Ok, so heres my photo album of my second addition to my small double brick 4x2 in perth, wa, its a steel framed addition cladded with blueboard. 
I say A to Y as this weekend Z is coming: we will be getting carpet and moving up, these pictures are yet to happen! 
Im not going to caption it as I cant be arsed, so if you have any questions just ask away.

----------


## memphis



----------


## memphis



----------


## memphis



----------


## memphis



----------


## memphis



----------


## memphis



----------


## bugsy

that looks really good. 
One question, how did you go with council with regards to a second story?

----------


## memphis

was suprisingly easy, in and out of council within 1 week. 
Steel engineered drawings are extremely in depth, also I had the neighbours on-side as well, and had written letters of approval.

----------


## jags

Hi Memphis  
That looks great ... 
Do you mind telling me what it cost and what you did eg how many rooms ? and who you used to do the job ? after finishing  my renovations i have now worked out how i can use the study as a place to put the stair case if i want to go up stairs  and i was thinking of using the same construction method ... 
thanks  
Rob

----------


## memphis

I didnt keep an exact budget but so far we are up around the $100k mark, but this obviously includes some rather pricey options ie $6k stairs, i did all the smartwiring, plus the bathroom wasnt cheap even after i did all the work myself! 
It was owner built, the family has a resident roof carpenter so that helped alot. 
That addition is just a new master bedroom (4x4.5) with ensuite (4x4), with my study attached(4x3).

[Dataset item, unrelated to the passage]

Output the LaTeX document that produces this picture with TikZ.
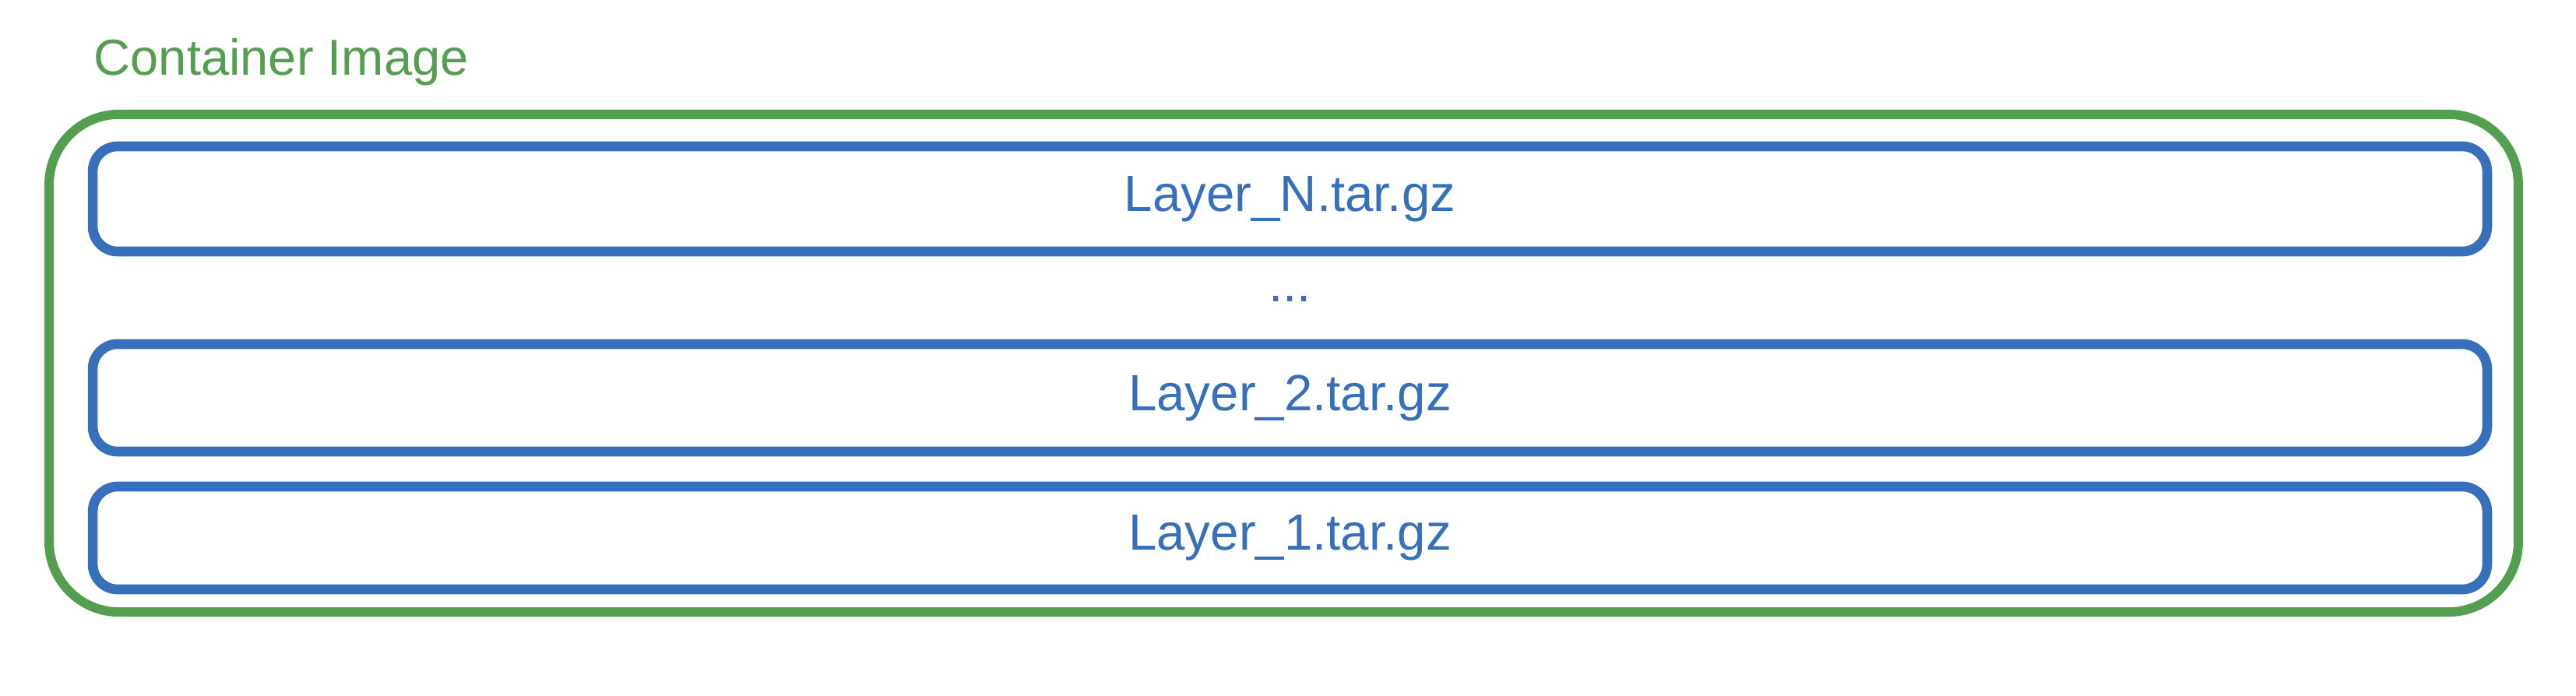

The balcony comes direct of the master. as the house was already a 4x2 we didnt need to add extra rooms. 
We sacrificed the smallest room downstairs for the stairwell. The house is now a 4x3 with study.

----------


## memphis

Heres the upper level floorplan attached. 
Cheers

----------


## memphis

Finally Moved Up!

----------


## memphis

Spent the long weekend working on the front of the house; its getting there! 
Used hebel powerpanel cladding around the balcony to make it look meatier; it will be rendered as will the concrete pillars, I think its made a massive difference and makes the front look more like it belongs.

----------


## Matto-FNQ

Wow - very impressive Memphis! Looks like a million bucks! 
I had been thinking (fantasising) about adding a second level to our place sometime in the very distant future, but $100k - wow - I think that's put paid to that idea! There's no way I could do something like that myself, so would need to end up paying double again in labour.  
Do you have any new photos? The front must be all finished by now? 
Thanks!
Matto  :Smilie:

----------


## memphis

Has been a while, not much action on the house front but got back into it over the last 3 weekends, re-did the balcony deck as the old one got too damaged during construction, rendering has been completed as well as balustrading and painting the poles. 
Home front now, hopefully within the next 3-4 weeks the front of the house will be 100% complete (painting, gables, balcony architrave thingys, cleanup and paving), will post pics  :Smilie:

----------